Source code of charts
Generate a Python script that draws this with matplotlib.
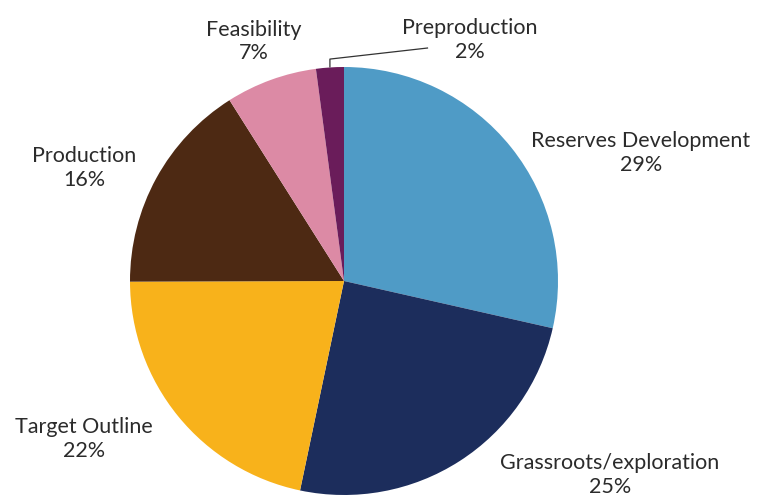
"""
Pie chart: share of projects by development stage.
"""
import numpy as np
import matplotlib
matplotlib.use('Agg')
import matplotlib.pyplot as plt

# Data (clockwise from 12 o'clock)
stages = ['Reserves Development', 'Grassroots/exploration', 'Target Outline',
          'Production', 'Feasibility', 'Preproduction']
shares = [28.6, 24.8, 21.7, 16.1, 6.9, 2.1]
pct_labels = ['29%', '25%', '22%', '16%', '7%', '2%']

colors = ['#4f9bc6', '#1c2d5c', '#f8b21b', '#4d2913', '#dc8aa5', '#6a1c5a']

# label positions in units of the pie radius (centre = 0, 0)
label_xy = [(1.388, 0.598), (1.243, -0.907), (-1.215, -0.738),
            (-1.215, 0.528), (-0.421, 1.121), (0.589, 1.126)]

W, H = 759, 497
cx, cy, R = 344, 281, 214   # pie centre and radius in pixels

fig = plt.figure(figsize=(W / 100, H / 100), dpi=100)
ax = fig.add_axes([0, 0, 1, 1])

wedges, _ = ax.pie(shares, colors=colors, startangle=90, counterclock=False,
                   radius=1, wedgeprops=dict(linewidth=0))

ax.set_xlim(-cx / R, (W - cx) / R)
ax.set_ylim(-(H - cy) / R, cy / R)
ax.axis('off')

for name, pct, (x, y) in zip(stages, pct_labels, label_xy):
    ax.text(x, y, f'{name}\n{pct}', ha='center', va='center',
            fontsize=15.5, family='Lato', color='#2b2b2b', linespacing=1.2)

# leader line for the thin Preproduction slice
w = wedges[-1]
mid = np.deg2rad((w.theta1 + w.theta2) / 2)
x0, y0 = np.cos(mid), np.sin(mid)
ax.plot([x0, x0, 0.393], [y0, 1.037, 1.089], color='#333333', lw=0.9,
        solid_capstyle='butt')

fig.savefig('out.png', dpi=100)
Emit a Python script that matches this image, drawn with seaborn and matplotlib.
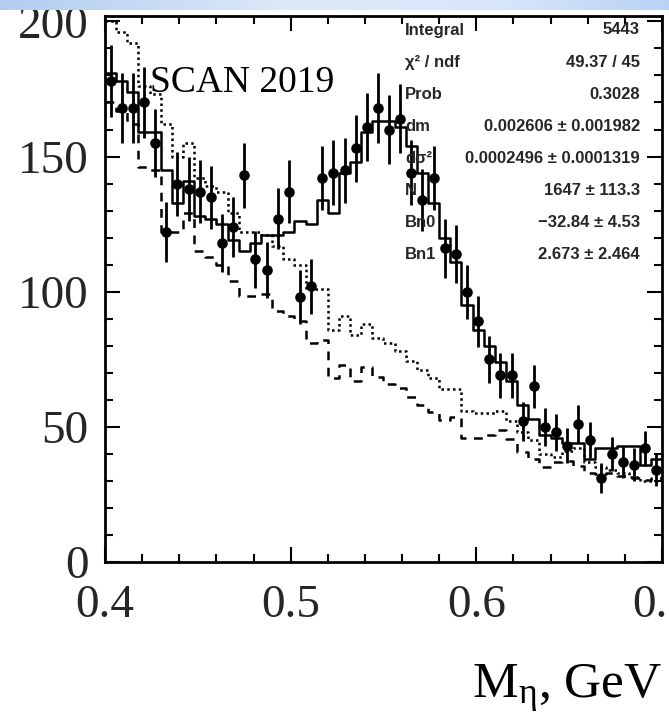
import numpy as np
import pandas as pd
import matplotlib
matplotlib.use("Agg")
import matplotlib.pyplot as plt
import seaborn as sns

# ---------------- data ----------------
x_min, x_max, n_bins = 0.4, 0.7, 50

data_counts = [178, 168, 168, 170, 155, 122, 140, 138, 137, 135,
               118, 124, 143, 112, 108, 127, 137, 98, 102, 142,
               144, 145, 153, 161, 168, 160, 164, 144, 134, 142,
               116, 114, 100, 89, 75, 69, 69, 52, 65, 50,
               48, 43, 51, 45, 31, 40, 37, 36, 42, 34]

fit_hist = [181, 178, 174, 159, 159, 145, 133, 141, 128, 127,
            125, 119, 115, 118, 121, 121, 122, 126, 125, 134,
            129, 144, 148, 159, 163, 163, 161, 154, 144, 133,
            120, 111, 95, 86, 80, 74, 67, 58, 53, 47,
            46, 44, 44, 38, 42, 42, 43, 43, 36, 38]

dotted_hist = [200, 196, 192, 176, 173, 162, 150, 155, 142, 139,
               137, 129, 122, 122, 121, 117, 112, 110, 101, 101,
               86, 91, 84, 88, 83, 81, 78, 74.5, 71, 68,
               64, 64, 56, 55, 55, 56, 52, 48, 45, 40,
               39, 41, 42, 37, 35, 34, 33, 31.5, 30, 30]

dashed_hist = [170, 167, 162, 146, 145, 122, 122, 129, 115, 113,
               110, 104, 98.5, 98.5, 99, 93, 91, 89, 81, 82,
               68, 73, 67, 72, 68.5, 66, 64.5, 61, 58, 55.5,
               52.5, 53.5, 46, 46, 47, 48.7, 45.5, 40.7, 38, 35,
               37, 37.5, 35.5, 33, 32.5, 33, 32, 31, 30.3, 31]

stat_labels = ["Integral", "χ² / ndf", "Prob", "dm", "dσ²", "N", "Bn0", "Bn1"]
stat_values = ["5443", "49.37 / 45", "0.3028", "0.002606 ± 0.001982",
               "0.0002496 ± 0.0001319", "1647 ± 113.3", "−32.84 ± 4.53",
               "2.673 ± 2.464"]

x_ticks = [0.4, 0.5, 0.6, 0.7]
x_ticklabels = ["0.4", "0.5", "0.6", "0.7"]
y_ticks = [0, 50, 100, 150, 200]
y_ticklabels = ["0", "50", "100", "150", "200"]

# ---------------- frame ----------------
edges = np.linspace(x_min, x_max, n_bins + 1)
centers = 0.5 * (edges[:-1] + edges[1:])
bin_list = edges.tolist()
df = pd.DataFrame({"x": centers, "data": data_counts, "fit": fit_hist,
                   "dotted": dotted_hist, "dashed": dashed_hist})
df["err"] = np.sqrt(df["data"])

sns.set_style("ticks")
plt.rcParams["font.family"] = ["Liberation Serif", "DejaVu Serif"]
plt.rcParams["mathtext.fontset"] = "custom"
plt.rcParams["mathtext.rm"] = "Liberation Serif"
plt.rcParams["mathtext.it"] = "Liberation Serif"

W, H = 669, 712
fig = plt.figure(figsize=(W / 100, H / 100), dpi=100)
fig.patch.set_facecolor("white")
ax = fig.add_axes([105 / W, 1 - 562 / H, 557 / W, 546 / H])
ax.set_facecolor("white")

lw = 1.8
sns.histplot(data=df, x="x", weights="dotted", bins=bin_list, element="step",
             fill=False, color="black", linewidth=lw, linestyle=(0, (1, 1.3)), ax=ax)
sns.histplot(data=df, x="x", weights="dashed", bins=bin_list, element="step",
             fill=False, color="black", linewidth=lw, linestyle=(0, (3.5, 3)), ax=ax)
sns.histplot(data=df, x="x", weights="fit", bins=bin_list, element="step",
             fill=False, color="black", linewidth=lw, ax=ax)

ax.errorbar(df["x"], df["data"], yerr=df["err"], fmt="none", ecolor="black",
            elinewidth=2.0, capsize=0, zorder=4)
sns.scatterplot(data=df, x="x", y="data", color="black", s=58, edgecolor="black",
                linewidth=0, zorder=5, ax=ax, legend=False)

ax.set_xlim(x_min, x_max)
ax.set_ylim(0, 202)
ax.set_xlabel("")
ax.set_ylabel("")
ax.set_xticks(x_ticks)
ax.set_xticklabels(x_ticklabels)
ax.set_yticks(y_ticks)
ax.set_yticklabels(y_ticklabels)
ax.set_xticks(np.arange(0.4, 0.7001, 0.02), minor=True)
ax.set_yticks(np.arange(0, 201, 10), minor=True)

for s in ax.spines.values():
    s.set_visible(True)
    s.set_linewidth(2.0)
    s.set_color("black")

ax.tick_params(which="both", direction="in", top=True, right=True,
               color="black", width=1.5)
ax.tick_params(which="major", length=11, labelsize=34)
ax.tick_params(which="minor", length=5.5)
ax.tick_params(axis="x", which="major", pad=16)
ax.tick_params(axis="y", which="major", pad=12)

# texts
fig.text(150 / W, 1 - 92 / H, "SCAN 2019", fontsize=27, ha="left",
         va="baseline", color="black")
fig.text(662 / W, 1 - 698 / H, r"M$_{\mathrm{η}}$, GeV", fontsize=37,
         ha="right", va="baseline", color="black")

row_y0, row_dy = 30, 32.1
for i, (lab, val) in enumerate(zip(stat_labels, stat_values)):
    yy = 1 - (row_y0 + i * row_dy) / H
    fig.text(405 / W, yy, lab, fontsize=12, fontweight="bold",
             family=["Liberation Sans", "DejaVu Sans"], ha="left", va="center")
    fig.text(640 / W, yy, val, fontsize=12, fontweight="bold",
             family=["Liberation Sans", "DejaVu Sans"], ha="right", va="center")

# slide banner at top
bax = fig.add_axes([0, 1 - 10 / H, 1, 10 / H], zorder=10)
grad_x = [0.0, 0.45, 0.75, 1.0]
grad_r = [178, 222, 215, 185]
grad_g = [205, 234, 230, 210]
grad_b = [240, 250, 250, 245]
xs = np.linspace(0, 1, 300)
img = np.stack([np.interp(xs, grad_x, grad_r), np.interp(xs, grad_x, grad_g),
                np.interp(xs, grad_x, grad_b)], axis=-1)[None, :, :] / 255.0
bax.imshow(img, aspect="auto", extent=[0, 1, 0, 1])
bax.axis("off")

fig.savefig("out.png", dpi=100)
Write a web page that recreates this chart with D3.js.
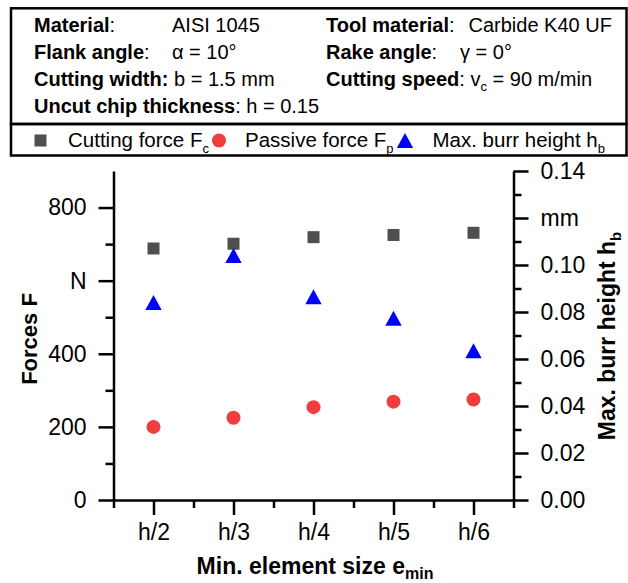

What to work on
Only the lines from the start of the records above through the line containing "ax.axis('off')" should be returned, exactly and with both ends, please; the pictures stay out.

Solution for this problem
Generate a Python script that draws this with matplotlib.
"""
Pie chart: share of projects by development stage.
"""
import numpy as np
import matplotlib
matplotlib.use('Agg')
import matplotlib.pyplot as plt

# Data (clockwise from 12 o'clock)
stages = ['Reserves Development', 'Grassroots/exploration', 'Target Outline',
          'Production', 'Feasibility', 'Preproduction']
shares = [28.6, 24.8, 21.7, 16.1, 6.9, 2.1]
pct_labels = ['29%', '25%', '22%', '16%', '7%', '2%']

colors = ['#4f9bc6', '#1c2d5c', '#f8b21b', '#4d2913', '#dc8aa5', '#6a1c5a']

# label positions in units of the pie radius (centre = 0, 0)
label_xy = [(1.388, 0.598), (1.243, -0.907), (-1.215, -0.738),
            (-1.215, 0.528), (-0.421, 1.121), (0.589, 1.126)]

W, H = 759, 497
cx, cy, R = 344, 281, 214   # pie centre and radius in pixels

fig = plt.figure(figsize=(W / 100, H / 100), dpi=100)
ax = fig.add_axes([0, 0, 1, 1])

wedges, _ = ax.pie(shares, colors=colors, startangle=90, counterclock=False,
                   radius=1, wedgeprops=dict(linewidth=0))

ax.set_xlim(-cx / R, (W - cx) / R)
ax.set_ylim(-(H - cy) / R, cy / R)
ax.axis('off')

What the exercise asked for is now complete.